PDP-1: Meaning (information, definition, explanation, facts)

PDP-1 was the first computer in DEC's PDP series and was first produced in 1960.

The PDP-1 is most famous for being the computer most important in the creation of hacker culture, at MIT, BBN and elsewhere. It was also the original hardware for playing the first computer game, Steve Russell's Spacewar.

It used punched paper tape as its primary storage medium. Unlike card decks, which could be sorted and re-ordered, punched paper tape was difficult to physically edit. This inspired the creation of text-editing programs such as Expensive Typewriter and TECO. Because it was equipped with online and offline printers that were based on IBM electric typewriters, it was capable of what, in eighties terminology, would be called "letter-quality printing" and therefore inspired TJ-2, arguably the first word processor.

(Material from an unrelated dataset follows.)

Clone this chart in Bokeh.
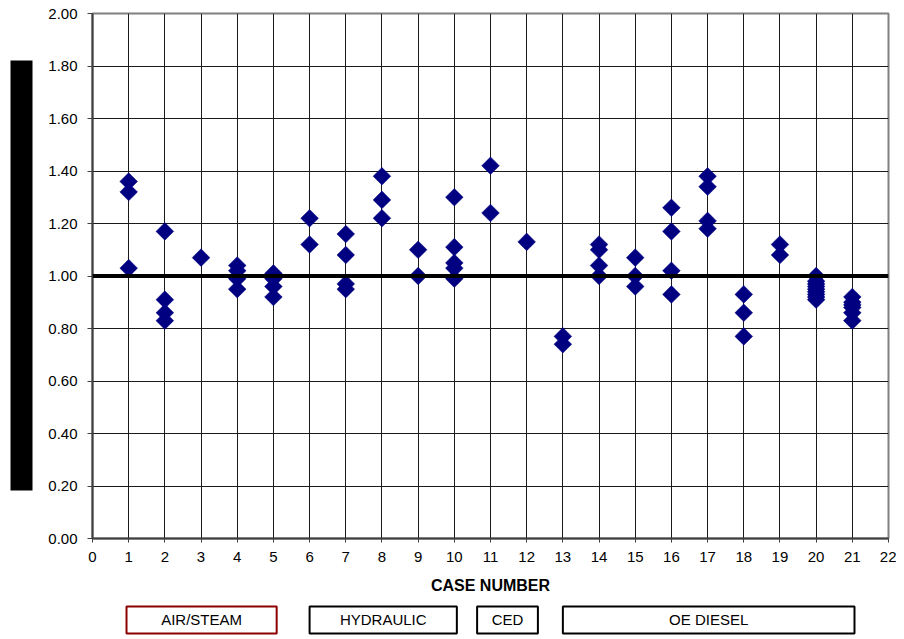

MIT hackers also used it for playing music in four-part harmony, using some special hardware--four flip-flops directly controlled by the processor (filtered with simple RC filters). Music was prepared via Pete Samson's Harmony Compiler, a sophisticated text-based program with some features specifically oriented toward the efficient coding of baroque music. Several hours of music were prepared for it, including Bach fugues, all of Mozart's Eine Kleine Nachtmusik. Christmas carols, and numerous popular songs.

It had an 18 bit word and had 4K words as standard memory, upgradable to 64K words. The core memory cycle time was 5 microseconds (corresponding very roughly to a "clock speed" of 200 kilohertz); consequently most arithmetic instructions took 10 microseconds (100000 Operations per second) because they had two memory cycles: one for the instruction, one for the datum.

The PDP-1 was built mostly of DEC 1000-series system modules, using Micro-Alloy and Micro-Alloy-Diffused Transistors. Typical circuits had a rated switching speed of 5 MHz.